Happy Simchat Torah everyone.  

BUY THE DELI PLATTER AND PAY A SHIVA CALL (stick a fork in it, it's done)
NOTORIOUS


WILL CELEBRATE THEIR B'NAI MITZVAH (will get to 13 on the air)
SON OF ZORN
McGYVER
PITCH
CONVICTION
NO TOMOROW

LET'S GO TO A BRIS (the order will be snipped)
THE EXORCIST

SET A PLACE AT THE SEDER TABLE (should finish full the season)
DESIGNATED SURVIVOR
TIMELESS

SEE YOU AT NEXT YEAR'S KOL NIDRE SERVICE (there's a second season)
KEVIN CAN WAIT
THE GOOD PLACE
LETHAL WEAPON
THIS IS US
SPEECHLESS
BULL
FREQUENCY

Thursday, October 13, 2016

That Time Bob Dylan told me to "Fuck Off"

I woke up this morning to the news that Bob Dylan had won the Nobel Prize for Literature. Big up to him. Several of my good friends have heard this story but, in honor of this award, I thought I would share it with all of you. It's about the time that Mr. Dylan told me to "fuck off".....he really did.

While playing the role of a powerful network executive I had the opportunity to meet several celebrities and powerful people. After a while you get sort of numb to it. Some of them impress you (Jack Welsh, Rupert Murdoch, George Clooney) and some of them are fucking idiots and you just wonder.


At FOX I was often asked by casting to sit in on meetings with professional wrestlers. I had a chance to meet Stone Cold Steve Austin, Triple H and Chyna and Jeff Jarrett. I also got to meet Vince McMahon along with his kids Shane and Stephanie when they were shopping Smackdown to the broadcast networks.


I met John McCain of the set of 24 and the entire Masked Family had their picture taken with the Clintons when Bill was President. We actually used it as our Holiday card one year. The card said "The B------s and the Clintons wish you Happy Holidays" We received calls from several friends asking us how we photoshopped the picture. Several thought I was joking when I said it was real.


Funny story about that. Before we headed to DC for "Christmas in Washington" my daughter broke her wrist so she was wearing a cast at the taping. My wife tried to make her feel better by promising that we would ask the President to sign his cast. My good friend in NBC Sales got us on the list to have our picture taken with the Clintons. After the picture was shot, as we were walking away, I heard my wife say "Mr. President would you sign my daughter's cast?" Bill said "Do You have a Sharpie?" of course she did and we have my daughter's autographed cast to this day.


But I digress.....


....So it's late 1988 or early 1989. I'm in Research at NBC and still living in New York. I was coming back from a business trip to LA. This was a time when you could still smoke on a plane and it was also a time when executives like me could travel First Class. It so happened that on the day I was returning to NYC The Traveling Wilburys was nominated for a Grammy. At some point early in the flight a man in a hoodie gets up to use the restroom. On the way back to his seat I noticed that it was Bob Dylan. He was sitting across the aisle and a few rows back from me.

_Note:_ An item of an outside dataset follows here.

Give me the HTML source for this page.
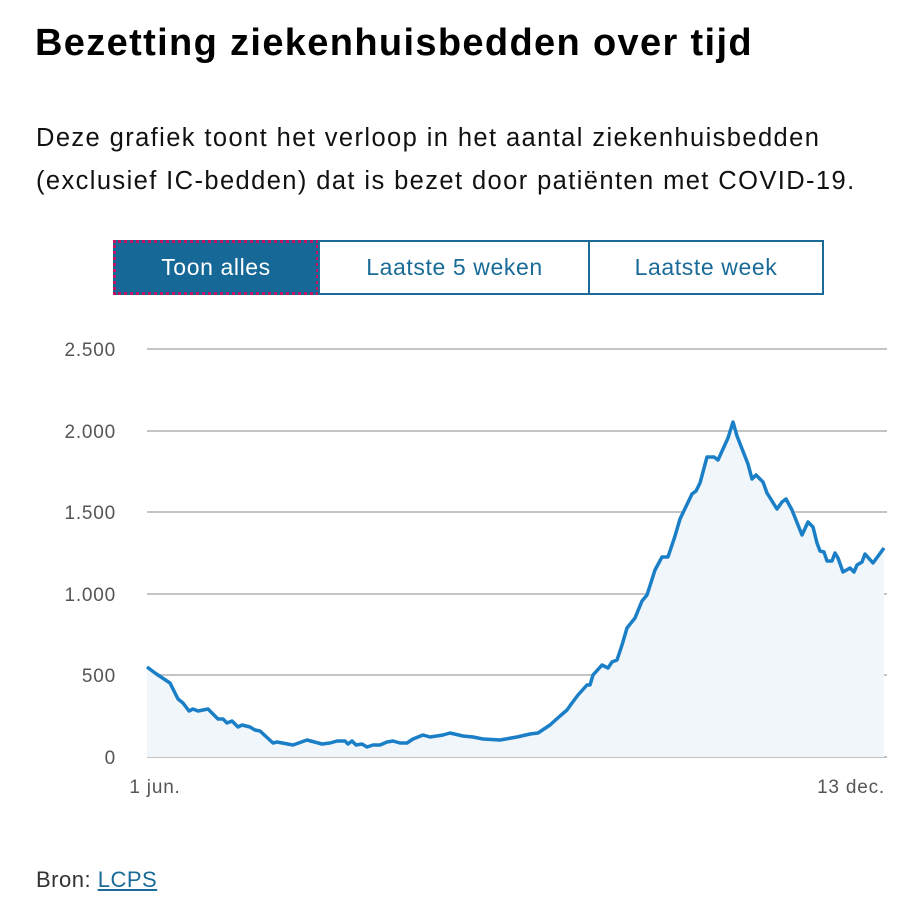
<!DOCTYPE html>
<html><head><meta charset="utf-8"><style>
body{margin:0;width:922px;height:918px;background:#fff;font-family:"Liberation Sans",sans-serif;color:#000;position:relative;overflow:hidden}
.t{position:absolute;left:35px;top:22px;font-size:38px;font-weight:bold;letter-spacing:1.35px;white-space:nowrap}
.s{position:absolute;left:36px;top:117px;font-size:25.5px;line-height:43px;color:#111;letter-spacing:1.4px;white-space:nowrap}
.b{position:absolute;top:240px;height:55px;box-sizing:border-box;border:2px solid #1a6b98;color:#1a6b98;font-size:23px;letter-spacing:0.6px;display:flex;align-items:center;justify-content:center}
.bron{position:absolute;left:36px;top:867px;font-size:22px;color:#333;letter-spacing:0.5px}
.bron a{color:#1a6b98;text-decoration:underline}
</style></head><body>
<div class="t">Bezetting ziekenhuisbedden over tijd</div>
<div class="s">Deze grafiek toont het verloop in het aantal ziekenhuisbedden<br>(exclusief IC-bedden) dat is bezet door patiënten met COVID-19.</div>
<div class="b" style="left:113px;width:206px;background:#166896;color:#fff;border:3px dotted #c3115f">Toon alles</div>
<div class="b" style="left:318px;width:271px;border-right:none">Laatste 5 weken</div>
<div class="b" style="left:588px;width:236px">Laatste week</div>
<svg style="position:absolute;left:0;top:0" width="922" height="918">
<g stroke="#c4c4c4" stroke-width="2">
<line x1="147" y1="349" x2="887" y2="349"/><line x1="147" y1="431" x2="887" y2="431"/><line x1="147" y1="512" x2="887" y2="512"/><line x1="147" y1="594" x2="887" y2="594"/><line x1="147" y1="675" x2="887" y2="675"/><line x1="147" y1="757" x2="887" y2="757"/>
</g>
<g font-size="19" fill="#555" text-anchor="end" font-family="Liberation Sans,sans-serif" letter-spacing="0.8">
<text x="116" y="356">2.500</text><text x="116" y="438">2.000</text><text x="116" y="519">1.500</text><text x="116" y="601">1.000</text><text x="116" y="682">500</text><text x="116" y="764">0</text>
<text x="155" y="793" text-anchor="middle">1 jun.</text><text x="885" y="793">13 dec.</text>
</g>
<polygon fill="#f1f6fb" points="147,757 147,667 155,673 170,683 178,699 183,703 189,711 193,709 198,711 208,709 218,719 223,719 227,723 232,721 238,727 242,725 250,727 255,730 260,731 273,743 277,742 293,745 307,740 322,744 330,743 337,741 345,741 348,744 352,741 356,745 362,744 367,747 373,745 380,745 387,742 393,741 400,743 407,743 413,739 423,735 430,737 443,735 450,733 463,736 473,737 483,739 500,740 517,737 530,734 538,733 550,725 560,716 567,710 572,703 578,695 587,685 590,685 593,675 602,665 608,668 612,662 617,660 622,645 627,628 635,618 642,601 647,595 655,570 662,557 668,557 675,536 680,519 692,494 696,491 700,483 707,457 714,457 718,460 728,438 733,422 737,436 748,464 752,479 756,475 763,482 767,493 772,501 777,509 782,502 786,499 792,510 802,535 808,522 813,527 817,543 820,551 824,552 827,561 832,561 835,553 838,558 843,572 850,568 854,572 857,565 862,562 865,554 873,563 884,548 884,757"/>
<polyline fill="none" stroke="#1a7fc6" stroke-width="3.5" stroke-linejoin="round" points="147,667 155,673 170,683 178,699 183,703 189,711 193,709 198,711 208,709 218,719 223,719 227,723 232,721 238,727 242,725 250,727 255,730 260,731 273,743 277,742 293,745 307,740 322,744 330,743 337,741 345,741 348,744 352,741 356,745 362,744 367,747 373,745 380,745 387,742 393,741 400,743 407,743 413,739 423,735 430,737 443,735 450,733 463,736 473,737 483,739 500,740 517,737 530,734 538,733 550,725 560,716 567,710 572,703 578,695 587,685 590,685 593,675 602,665 608,668 612,662 617,660 622,645 627,628 635,618 642,601 647,595 655,570 662,557 668,557 675,536 680,519 692,494 696,491 700,483 707,457 714,457 718,460 728,438 733,422 737,436 748,464 752,479 756,475 763,482 767,493 772,501 777,509 782,502 786,499 792,510 802,535 808,522 813,527 817,543 820,551 824,552 827,561 832,561 835,553 838,558 843,572 850,568 854,572 857,565 862,562 865,554 873,563 884,548"/>
</svg>
<div class="bron">Bron: <a>LCPS</a></div>
</body></html>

My relatively new boss at NBC was a huge Bob Dylan fan and legend had it that, when Dylan was on SNL, my boss went down to the dress rehearsal with Dylan's picture in a frame and a knife to cut it out of the frame. He was jumped by security and never got the autograph that he was seeking. I thought to myself "Wouldn't it be cool if I could get my boss Dylan's autograph". As I said at the top you get numb to meeting celebrities BUT THIS WAS BOB FUCKING DYLAN!!!!!! This was different. This was like approaching a God.


I took out a pad and a pen and spent the whole flight working up the nerve to ask him for his signature. In my mind I went through every possible line I could use.I was terrified. Finally, about twenty minutes before landing, I got up crossed the aisle and stood at his seat. Dylan was smoking a cigarette and was talking intensely with his travelling companion. So there I am holding a pen and a pad. His companion looks up at me and shakes her head like---don't do this. Dylan sees her reaction and turns around to look at me. Here's what came out of my mouth: "You can tell me to fuck off". Dylan looked at me and said as only he can "Fuck off". I walked back to my seat with no autograph and with my heart beating quite rapidly.


When we landed I immediately called my boss. "You won't believe who told me to fuck off on the flight back to New York....BOB DYLAN!!!!". I told him the story and we both agreed that being told to fuck off by Bob Dylan trumped getting his autograph.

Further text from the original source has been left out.